DATASET SECTION>
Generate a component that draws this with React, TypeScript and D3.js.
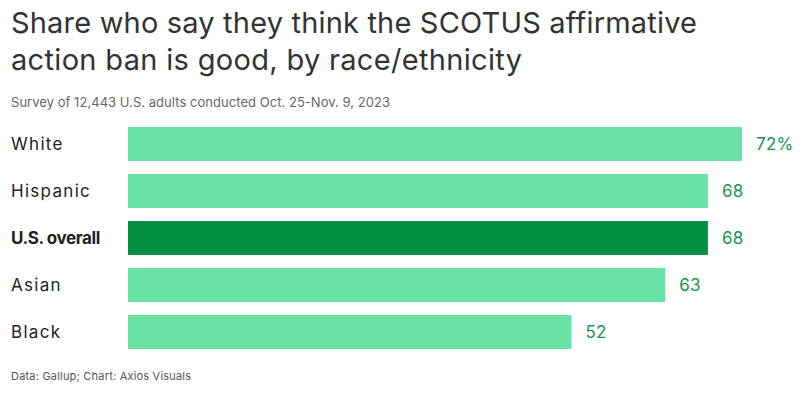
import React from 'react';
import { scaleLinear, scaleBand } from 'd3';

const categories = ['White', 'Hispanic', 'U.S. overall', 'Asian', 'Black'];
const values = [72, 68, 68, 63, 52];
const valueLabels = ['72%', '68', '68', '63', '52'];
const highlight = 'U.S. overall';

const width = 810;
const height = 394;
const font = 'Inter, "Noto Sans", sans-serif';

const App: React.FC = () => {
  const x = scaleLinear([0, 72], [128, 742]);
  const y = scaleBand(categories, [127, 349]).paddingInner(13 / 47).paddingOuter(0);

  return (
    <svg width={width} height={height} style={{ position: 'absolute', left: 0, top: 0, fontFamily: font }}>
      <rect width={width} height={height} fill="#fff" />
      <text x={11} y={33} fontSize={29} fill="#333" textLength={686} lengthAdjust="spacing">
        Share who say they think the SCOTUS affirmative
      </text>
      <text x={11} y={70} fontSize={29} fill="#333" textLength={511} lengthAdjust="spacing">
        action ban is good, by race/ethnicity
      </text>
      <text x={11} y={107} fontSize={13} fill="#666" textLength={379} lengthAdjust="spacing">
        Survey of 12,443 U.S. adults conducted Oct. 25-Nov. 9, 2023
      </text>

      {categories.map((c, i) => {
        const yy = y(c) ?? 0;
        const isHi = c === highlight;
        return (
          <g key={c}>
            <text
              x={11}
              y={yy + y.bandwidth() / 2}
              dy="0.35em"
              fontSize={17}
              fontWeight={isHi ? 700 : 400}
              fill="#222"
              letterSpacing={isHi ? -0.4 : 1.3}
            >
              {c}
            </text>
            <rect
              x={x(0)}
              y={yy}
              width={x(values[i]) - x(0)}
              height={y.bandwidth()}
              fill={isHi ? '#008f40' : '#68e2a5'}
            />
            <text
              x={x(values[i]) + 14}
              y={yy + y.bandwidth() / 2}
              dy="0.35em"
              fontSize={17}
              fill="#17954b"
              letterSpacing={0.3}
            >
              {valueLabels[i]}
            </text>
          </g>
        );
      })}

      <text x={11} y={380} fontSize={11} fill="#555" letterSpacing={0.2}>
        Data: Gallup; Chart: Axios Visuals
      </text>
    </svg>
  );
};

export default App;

PROMPT>
Please quote the lines of the material, beginning with the first and ending with the one that contains "const y = scaleBand(categories, [127, 349]).paddingInner(13", exactly as written and without any pictures.

THE COMPLETED TASK>
Generate a component that draws this with React, TypeScript and D3.js.
import React from 'react';
import { scaleLinear, scaleBand } from 'd3';

const categories = ['White', 'Hispanic', 'U.S. overall', 'Asian', 'Black'];
const values = [72, 68, 68, 63, 52];
const valueLabels = ['72%', '68', '68', '63', '52'];
const highlight = 'U.S. overall';

const width = 810;
const height = 394;
const font = 'Inter, "Noto Sans", sans-serif';

const App: React.FC = () => {
  const x = scaleLinear([0, 72], [128, 742]);
  const y = scaleBand(categories, [127, 349]).paddingInner(13 / 47).paddingOuter(0);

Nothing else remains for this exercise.